* BEGIN SUPPLIED INFORMATION *
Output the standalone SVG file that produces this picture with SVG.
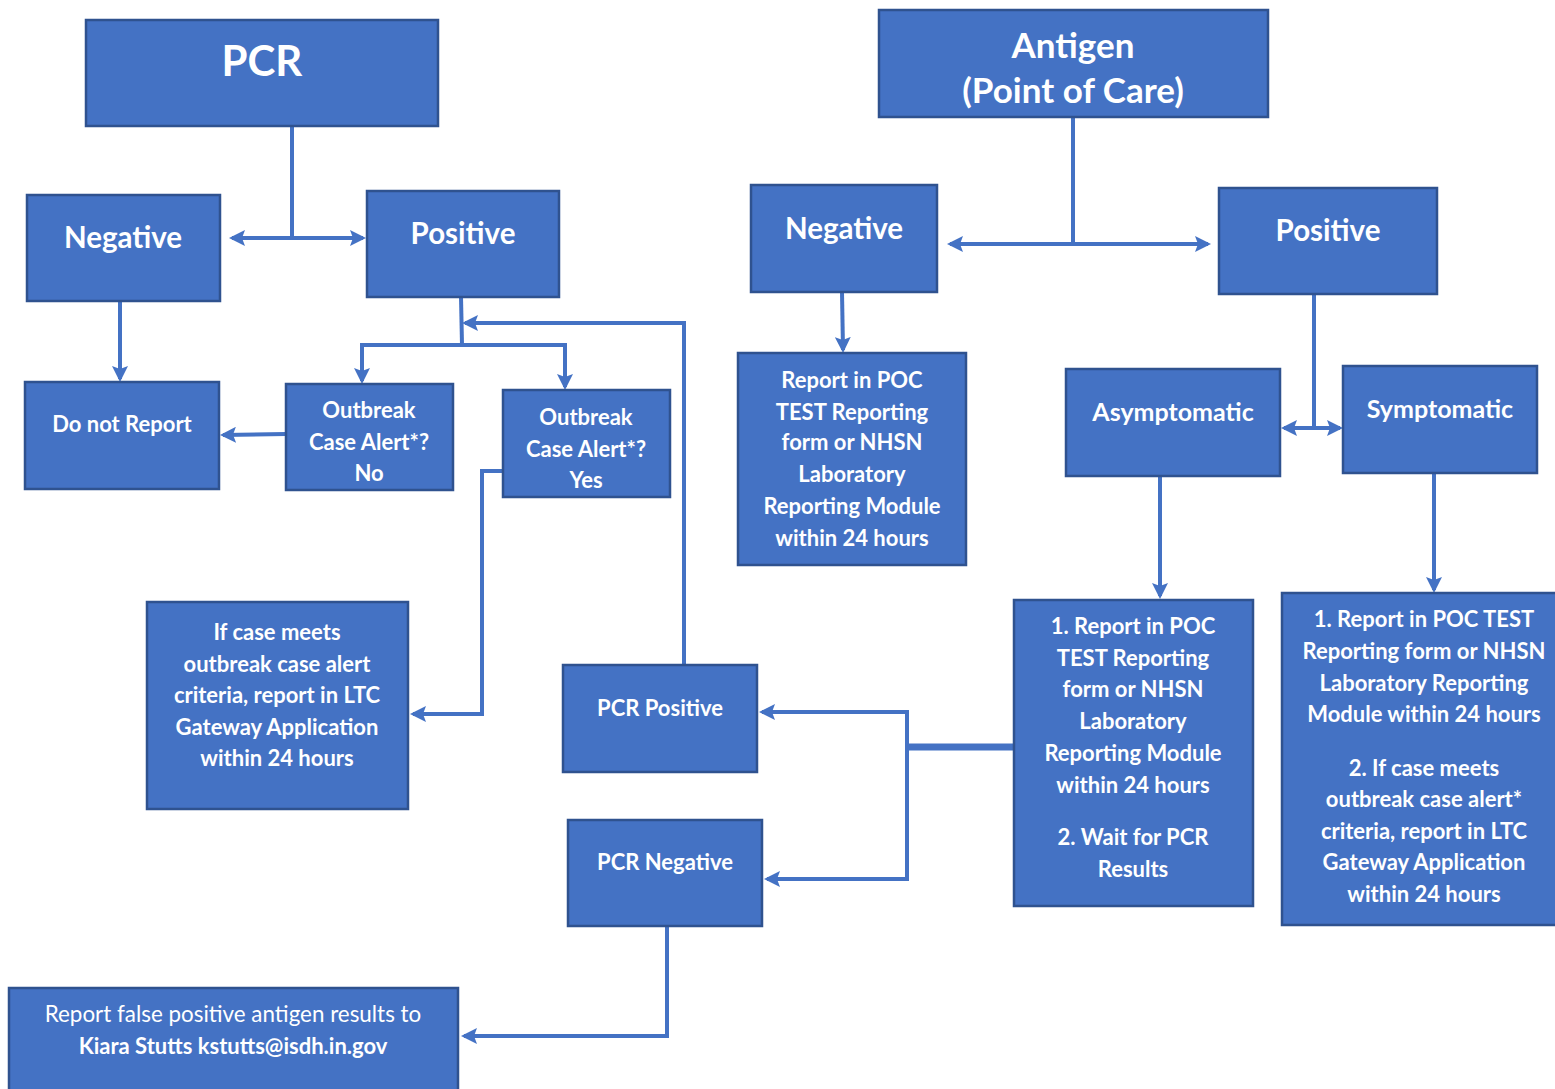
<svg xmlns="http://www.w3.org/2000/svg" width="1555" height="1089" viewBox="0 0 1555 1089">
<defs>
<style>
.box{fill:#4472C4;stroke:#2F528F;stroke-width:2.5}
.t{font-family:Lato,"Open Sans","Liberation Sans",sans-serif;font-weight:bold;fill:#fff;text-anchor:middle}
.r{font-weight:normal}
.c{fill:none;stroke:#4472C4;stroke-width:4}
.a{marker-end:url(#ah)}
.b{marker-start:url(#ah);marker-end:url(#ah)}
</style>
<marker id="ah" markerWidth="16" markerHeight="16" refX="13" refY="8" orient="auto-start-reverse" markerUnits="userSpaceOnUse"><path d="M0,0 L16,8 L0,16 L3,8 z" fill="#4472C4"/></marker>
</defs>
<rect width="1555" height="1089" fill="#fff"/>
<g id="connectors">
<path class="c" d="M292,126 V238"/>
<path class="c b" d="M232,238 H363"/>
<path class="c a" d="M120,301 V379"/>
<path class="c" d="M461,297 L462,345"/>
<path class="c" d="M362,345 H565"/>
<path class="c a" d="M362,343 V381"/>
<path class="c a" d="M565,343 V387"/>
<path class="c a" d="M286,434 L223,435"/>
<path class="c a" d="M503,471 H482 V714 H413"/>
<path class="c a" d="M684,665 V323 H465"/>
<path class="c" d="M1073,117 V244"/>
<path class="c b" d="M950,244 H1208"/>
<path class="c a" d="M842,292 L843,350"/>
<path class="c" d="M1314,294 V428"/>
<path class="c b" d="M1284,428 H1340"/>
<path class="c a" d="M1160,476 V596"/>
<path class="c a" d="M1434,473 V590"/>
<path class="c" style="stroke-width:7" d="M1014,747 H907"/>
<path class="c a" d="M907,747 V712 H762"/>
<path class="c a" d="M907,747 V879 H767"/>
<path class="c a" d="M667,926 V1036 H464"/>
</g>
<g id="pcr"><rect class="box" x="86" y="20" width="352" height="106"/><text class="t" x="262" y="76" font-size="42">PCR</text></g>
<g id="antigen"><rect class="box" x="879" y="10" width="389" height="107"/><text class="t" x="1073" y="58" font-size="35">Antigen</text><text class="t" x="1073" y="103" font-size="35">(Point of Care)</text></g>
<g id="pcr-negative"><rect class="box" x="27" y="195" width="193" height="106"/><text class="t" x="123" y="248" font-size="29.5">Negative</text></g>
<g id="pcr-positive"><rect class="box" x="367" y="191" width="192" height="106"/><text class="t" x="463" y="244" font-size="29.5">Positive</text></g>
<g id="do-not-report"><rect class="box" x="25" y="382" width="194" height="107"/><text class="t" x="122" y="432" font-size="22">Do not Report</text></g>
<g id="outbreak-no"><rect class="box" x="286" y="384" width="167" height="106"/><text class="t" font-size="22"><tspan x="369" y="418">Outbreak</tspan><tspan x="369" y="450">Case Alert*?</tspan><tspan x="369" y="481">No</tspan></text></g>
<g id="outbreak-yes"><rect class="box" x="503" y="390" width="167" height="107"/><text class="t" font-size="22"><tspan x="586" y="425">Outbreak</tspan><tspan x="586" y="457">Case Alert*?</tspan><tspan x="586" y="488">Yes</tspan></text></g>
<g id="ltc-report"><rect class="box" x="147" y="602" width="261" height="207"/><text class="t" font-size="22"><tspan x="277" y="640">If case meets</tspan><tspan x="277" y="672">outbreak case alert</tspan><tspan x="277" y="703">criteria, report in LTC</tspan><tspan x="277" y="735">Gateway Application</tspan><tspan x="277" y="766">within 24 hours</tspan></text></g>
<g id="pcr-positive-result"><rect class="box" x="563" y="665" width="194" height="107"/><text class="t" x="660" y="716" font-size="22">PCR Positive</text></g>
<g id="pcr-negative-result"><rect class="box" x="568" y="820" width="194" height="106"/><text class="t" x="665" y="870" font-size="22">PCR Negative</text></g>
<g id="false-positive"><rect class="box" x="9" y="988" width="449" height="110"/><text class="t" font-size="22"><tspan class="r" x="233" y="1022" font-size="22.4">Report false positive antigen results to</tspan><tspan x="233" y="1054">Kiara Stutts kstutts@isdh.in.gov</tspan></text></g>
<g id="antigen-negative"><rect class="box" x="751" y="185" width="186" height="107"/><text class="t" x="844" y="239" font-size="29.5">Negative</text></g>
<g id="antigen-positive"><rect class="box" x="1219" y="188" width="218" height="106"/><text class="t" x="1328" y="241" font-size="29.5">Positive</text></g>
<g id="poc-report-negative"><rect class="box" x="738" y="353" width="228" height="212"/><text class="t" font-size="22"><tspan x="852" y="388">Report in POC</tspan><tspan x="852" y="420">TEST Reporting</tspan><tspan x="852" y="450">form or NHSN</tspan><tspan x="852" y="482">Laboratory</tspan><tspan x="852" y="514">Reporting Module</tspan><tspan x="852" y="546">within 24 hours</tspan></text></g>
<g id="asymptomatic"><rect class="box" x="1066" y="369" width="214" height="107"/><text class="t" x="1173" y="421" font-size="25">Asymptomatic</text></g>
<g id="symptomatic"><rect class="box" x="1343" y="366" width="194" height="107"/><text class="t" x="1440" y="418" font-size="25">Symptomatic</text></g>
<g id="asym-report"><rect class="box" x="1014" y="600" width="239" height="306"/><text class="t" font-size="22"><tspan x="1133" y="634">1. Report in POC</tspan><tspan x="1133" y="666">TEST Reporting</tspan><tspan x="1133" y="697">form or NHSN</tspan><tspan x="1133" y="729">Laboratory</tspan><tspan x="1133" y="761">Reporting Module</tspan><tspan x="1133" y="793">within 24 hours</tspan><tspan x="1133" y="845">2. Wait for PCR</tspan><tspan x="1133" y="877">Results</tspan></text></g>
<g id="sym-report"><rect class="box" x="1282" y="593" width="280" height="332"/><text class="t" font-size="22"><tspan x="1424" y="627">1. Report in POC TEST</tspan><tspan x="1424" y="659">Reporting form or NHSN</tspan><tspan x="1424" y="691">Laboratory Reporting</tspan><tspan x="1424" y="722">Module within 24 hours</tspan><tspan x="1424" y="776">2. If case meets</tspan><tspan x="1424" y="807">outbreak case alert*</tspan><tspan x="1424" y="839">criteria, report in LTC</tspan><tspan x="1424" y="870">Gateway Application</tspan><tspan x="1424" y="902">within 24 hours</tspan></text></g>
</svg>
* END SUPPLIED INFORMATION *
§ WRITTEN REQUEST:
Without the pictures, output the full listing exactly as it stands.

§ EXERCISE RESPONSE:
Output the standalone SVG file that produces this picture with SVG.
<svg xmlns="http://www.w3.org/2000/svg" width="1555" height="1089" viewBox="0 0 1555 1089">
<defs>
<style>
.box{fill:#4472C4;stroke:#2F528F;stroke-width:2.5}
.t{font-family:Lato,"Open Sans","Liberation Sans",sans-serif;font-weight:bold;fill:#fff;text-anchor:middle}
.r{font-weight:normal}
.c{fill:none;stroke:#4472C4;stroke-width:4}
.a{marker-end:url(#ah)}
.b{marker-start:url(#ah);marker-end:url(#ah)}
</style>
<marker id="ah" markerWidth="16" markerHeight="16" refX="13" refY="8" orient="auto-start-reverse" markerUnits="userSpaceOnUse"><path d="M0,0 L16,8 L0,16 L3,8 z" fill="#4472C4"/></marker>
</defs>
<rect width="1555" height="1089" fill="#fff"/>
<g id="connectors">
<path class="c" d="M292,126 V238"/>
<path class="c b" d="M232,238 H363"/>
<path class="c a" d="M120,301 V379"/>
<path class="c" d="M461,297 L462,345"/>
<path class="c" d="M362,345 H565"/>
<path class="c a" d="M362,343 V381"/>
<path class="c a" d="M565,343 V387"/>
<path class="c a" d="M286,434 L223,435"/>
<path class="c a" d="M503,471 H482 V714 H413"/>
<path class="c a" d="M684,665 V323 H465"/>
<path class="c" d="M1073,117 V244"/>
<path class="c b" d="M950,244 H1208"/>
<path class="c a" d="M842,292 L843,350"/>
<path class="c" d="M1314,294 V428"/>
<path class="c b" d="M1284,428 H1340"/>
<path class="c a" d="M1160,476 V596"/>
<path class="c a" d="M1434,473 V590"/>
<path class="c" style="stroke-width:7" d="M1014,747 H907"/>
<path class="c a" d="M907,747 V712 H762"/>
<path class="c a" d="M907,747 V879 H767"/>
<path class="c a" d="M667,926 V1036 H464"/>
</g>
<g id="pcr"><rect class="box" x="86" y="20" width="352" height="106"/><text class="t" x="262" y="76" font-size="42">PCR</text></g>
<g id="antigen"><rect class="box" x="879" y="10" width="389" height="107"/><text class="t" x="1073" y="58" font-size="35">Antigen</text><text class="t" x="1073" y="103" font-size="35">(Point of Care)</text></g>
<g id="pcr-negative"><rect class="box" x="27" y="195" width="193" height="106"/><text class="t" x="123" y="248" font-size="29.5">Negative</text></g>
<g id="pcr-positive"><rect class="box" x="367" y="191" width="192" height="106"/><text class="t" x="463" y="244" font-size="29.5">Positive</text></g>
<g id="do-not-report"><rect class="box" x="25" y="382" width="194" height="107"/><text class="t" x="122" y="432" font-size="22">Do not Report</text></g>
<g id="outbreak-no"><rect class="box" x="286" y="384" width="167" height="106"/><text class="t" font-size="22"><tspan x="369" y="418">Outbreak</tspan><tspan x="369" y="450">Case Alert*?</tspan><tspan x="369" y="481">No</tspan></text></g>
<g id="outbreak-yes"><rect class="box" x="503" y="390" width="167" height="107"/><text class="t" font-size="22"><tspan x="586" y="425">Outbreak</tspan><tspan x="586" y="457">Case Alert*?</tspan><tspan x="586" y="488">Yes</tspan></text></g>
<g id="ltc-report"><rect class="box" x="147" y="602" width="261" height="207"/><text class="t" font-size="22"><tspan x="277" y="640">If case meets</tspan><tspan x="277" y="672">outbreak case alert</tspan><tspan x="277" y="703">criteria, report in LTC</tspan><tspan x="277" y="735">Gateway Application</tspan><tspan x="277" y="766">within 24 hours</tspan></text></g>
<g id="pcr-positive-result"><rect class="box" x="563" y="665" width="194" height="107"/><text class="t" x="660" y="716" font-size="22">PCR Positive</text></g>
<g id="pcr-negative-result"><rect class="box" x="568" y="820" width="194" height="106"/><text class="t" x="665" y="870" font-size="22">PCR Negative</text></g>
<g id="false-positive"><rect class="box" x="9" y="988" width="449" height="110"/><text class="t" font-size="22"><tspan class="r" x="233" y="1022" font-size="22.4">Report false positive antigen results to</tspan><tspan x="233" y="1054">Kiara Stutts kstutts@isdh.in.gov</tspan></text></g>
<g id="antigen-negative"><rect class="box" x="751" y="185" width="186" height="107"/><text class="t" x="844" y="239" font-size="29.5">Negative</text></g>
<g id="antigen-positive"><rect class="box" x="1219" y="188" width="218" height="106"/><text class="t" x="1328" y="241" font-size="29.5">Positive</text></g>
<g id="poc-report-negative"><rect class="box" x="738" y="353" width="228" height="212"/><text class="t" font-size="22"><tspan x="852" y="388">Report in POC</tspan><tspan x="852" y="420">TEST Reporting</tspan><tspan x="852" y="450">form or NHSN</tspan><tspan x="852" y="482">Laboratory</tspan><tspan x="852" y="514">Reporting Module</tspan><tspan x="852" y="546">within 24 hours</tspan></text></g>
<g id="asymptomatic"><rect class="box" x="1066" y="369" width="214" height="107"/><text class="t" x="1173" y="421" font-size="25">Asymptomatic</text></g>
<g id="symptomatic"><rect class="box" x="1343" y="366" width="194" height="107"/><text class="t" x="1440" y="418" font-size="25">Symptomatic</text></g>
<g id="asym-report"><rect class="box" x="1014" y="600" width="239" height="306"/><text class="t" font-size="22"><tspan x="1133" y="634">1. Report in POC</tspan><tspan x="1133" y="666">TEST Reporting</tspan><tspan x="1133" y="697">form or NHSN</tspan><tspan x="1133" y="729">Laboratory</tspan><tspan x="1133" y="761">Reporting Module</tspan><tspan x="1133" y="793">within 24 hours</tspan><tspan x="1133" y="845">2. Wait for PCR</tspan><tspan x="1133" y="877">Results</tspan></text></g>
<g id="sym-report"><rect class="box" x="1282" y="593" width="280" height="332"/><text class="t" font-size="22"><tspan x="1424" y="627">1. Report in POC TEST</tspan><tspan x="1424" y="659">Reporting form or NHSN</tspan><tspan x="1424" y="691">Laboratory Reporting</tspan><tspan x="1424" y="722">Module within 24 hours</tspan><tspan x="1424" y="776">2. If case meets</tspan><tspan x="1424" y="807">outbreak case alert*</tspan><tspan x="1424" y="839">criteria, report in LTC</tspan><tspan x="1424" y="870">Gateway Application</tspan><tspan x="1424" y="902">within 24 hours</tspan></text></g>
</svg>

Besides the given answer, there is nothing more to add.